→ INFORMATION SHOWN:
------------------------------------------------

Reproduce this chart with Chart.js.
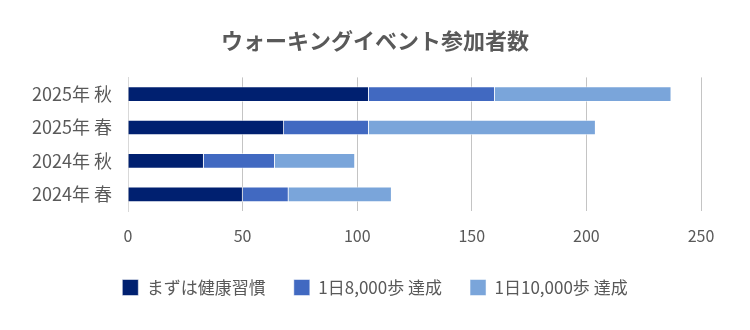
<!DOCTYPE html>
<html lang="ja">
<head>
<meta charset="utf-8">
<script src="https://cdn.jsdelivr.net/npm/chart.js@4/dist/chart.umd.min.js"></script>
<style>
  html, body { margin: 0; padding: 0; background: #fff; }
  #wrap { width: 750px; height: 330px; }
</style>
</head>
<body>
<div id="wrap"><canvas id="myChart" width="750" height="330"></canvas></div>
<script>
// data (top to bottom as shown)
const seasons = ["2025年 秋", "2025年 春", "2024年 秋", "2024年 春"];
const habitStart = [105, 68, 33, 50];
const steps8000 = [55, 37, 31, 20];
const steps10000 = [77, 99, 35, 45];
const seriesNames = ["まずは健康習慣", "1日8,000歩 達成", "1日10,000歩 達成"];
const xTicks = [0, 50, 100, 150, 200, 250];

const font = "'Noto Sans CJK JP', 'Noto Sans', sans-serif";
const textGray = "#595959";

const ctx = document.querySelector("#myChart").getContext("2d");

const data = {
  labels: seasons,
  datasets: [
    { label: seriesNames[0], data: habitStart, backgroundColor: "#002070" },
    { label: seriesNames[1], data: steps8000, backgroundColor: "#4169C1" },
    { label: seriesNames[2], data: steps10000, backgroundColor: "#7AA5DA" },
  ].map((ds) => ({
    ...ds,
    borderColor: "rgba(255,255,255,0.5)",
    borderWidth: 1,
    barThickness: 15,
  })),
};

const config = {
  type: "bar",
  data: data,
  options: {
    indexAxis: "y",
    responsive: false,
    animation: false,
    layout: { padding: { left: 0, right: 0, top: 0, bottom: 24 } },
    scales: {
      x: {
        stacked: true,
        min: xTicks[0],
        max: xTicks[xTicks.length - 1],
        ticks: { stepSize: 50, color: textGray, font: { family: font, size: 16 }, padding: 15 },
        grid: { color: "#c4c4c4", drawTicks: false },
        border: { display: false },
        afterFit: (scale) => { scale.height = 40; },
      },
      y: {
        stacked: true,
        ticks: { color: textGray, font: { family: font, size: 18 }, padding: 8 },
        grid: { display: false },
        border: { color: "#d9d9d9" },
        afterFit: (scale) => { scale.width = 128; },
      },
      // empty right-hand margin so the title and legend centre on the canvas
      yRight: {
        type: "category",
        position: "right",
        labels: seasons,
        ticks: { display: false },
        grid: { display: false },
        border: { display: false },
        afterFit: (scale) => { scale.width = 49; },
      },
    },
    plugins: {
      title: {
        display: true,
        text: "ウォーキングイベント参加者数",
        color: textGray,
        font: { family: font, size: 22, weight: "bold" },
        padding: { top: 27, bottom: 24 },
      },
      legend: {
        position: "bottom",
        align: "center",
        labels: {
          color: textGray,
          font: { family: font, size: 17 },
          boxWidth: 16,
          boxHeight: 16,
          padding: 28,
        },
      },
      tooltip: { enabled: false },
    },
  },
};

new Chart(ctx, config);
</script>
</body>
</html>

------------------------------------------------

→ GIVEN TASK:
Output the data exactly. Pictures don't belong in the result.

→ EXERCISE OUTPUT:
Reproduce this chart with Chart.js.
<!DOCTYPE html>
<html lang="ja">
<head>
<meta charset="utf-8">
<script src="https://cdn.jsdelivr.net/npm/chart.js@4/dist/chart.umd.min.js"></script>
<style>
  html, body { margin: 0; padding: 0; background: #fff; }
  #wrap { width: 750px; height: 330px; }
</style>
</head>
<body>
<div id="wrap"><canvas id="myChart" width="750" height="330"></canvas></div>
<script>
// data (top to bottom as shown)
const seasons = ["2025年 秋", "2025年 春", "2024年 秋", "2024年 春"];
const habitStart = [105, 68, 33, 50];
const steps8000 = [55, 37, 31, 20];
const steps10000 = [77, 99, 35, 45];
const seriesNames = ["まずは健康習慣", "1日8,000歩 達成", "1日10,000歩 達成"];
const xTicks = [0, 50, 100, 150, 200, 250];

const font = "'Noto Sans CJK JP', 'Noto Sans', sans-serif";
const textGray = "#595959";

const ctx = document.querySelector("#myChart").getContext("2d");

const data = {
  labels: seasons,
  datasets: [
    { label: seriesNames[0], data: habitStart, backgroundColor: "#002070" },
    { label: seriesNames[1], data: steps8000, backgroundColor: "#4169C1" },
    { label: seriesNames[2], data: steps10000, backgroundColor: "#7AA5DA" },
  ].map((ds) => ({
    ...ds,
    borderColor: "rgba(255,255,255,0.5)",
    borderWidth: 1,
    barThickness: 15,
  })),
};

const config = {
  type: "bar",
  data: data,
  options: {
    indexAxis: "y",
    responsive: false,
    animation: false,
    layout: { padding: { left: 0, right: 0, top: 0, bottom: 24 } },
    scales: {
      x: {
        stacked: true,
        min: xTicks[0],
        max: xTicks[xTicks.length - 1],
        ticks: { stepSize: 50, color: textGray, font: { family: font, size: 16 }, padding: 15 },
        grid: { color: "#c4c4c4", drawTicks: false },
        border: { display: false },
        afterFit: (scale) => { scale.height = 40; },
      },
      y: {
        stacked: true,
        ticks: { color: textGray, font: { family: font, size: 18 }, padding: 8 },
        grid: { display: false },
        border: { color: "#d9d9d9" },
        afterFit: (scale) => { scale.width = 128; },
      },
      // empty right-hand margin so the title and legend centre on the canvas
      yRight: {
        type: "category",
        position: "right",
        labels: seasons,
        ticks: { display: false },
        grid: { display: false },
        border: { display: false },
        afterFit: (scale) => { scale.width = 49; },
      },
    },
    plugins: {
      title: {
        display: true,
        text: "ウォーキングイベント参加者数",
        color: textGray,
        font: { family: font, size: 22, weight: "bold" },
        padding: { top: 27, bottom: 24 },
      },
      legend: {
        position: "bottom",
        align: "center",
        labels: {
          color: textGray,
          font: { family: font, size: 17 },
          boxWidth: 16,
          boxHeight: 16,
          padding: 28,
        },
      },
      tooltip: { enabled: false },
    },
  },
};

new Chart(ctx, config);
</script>
</body>
</html>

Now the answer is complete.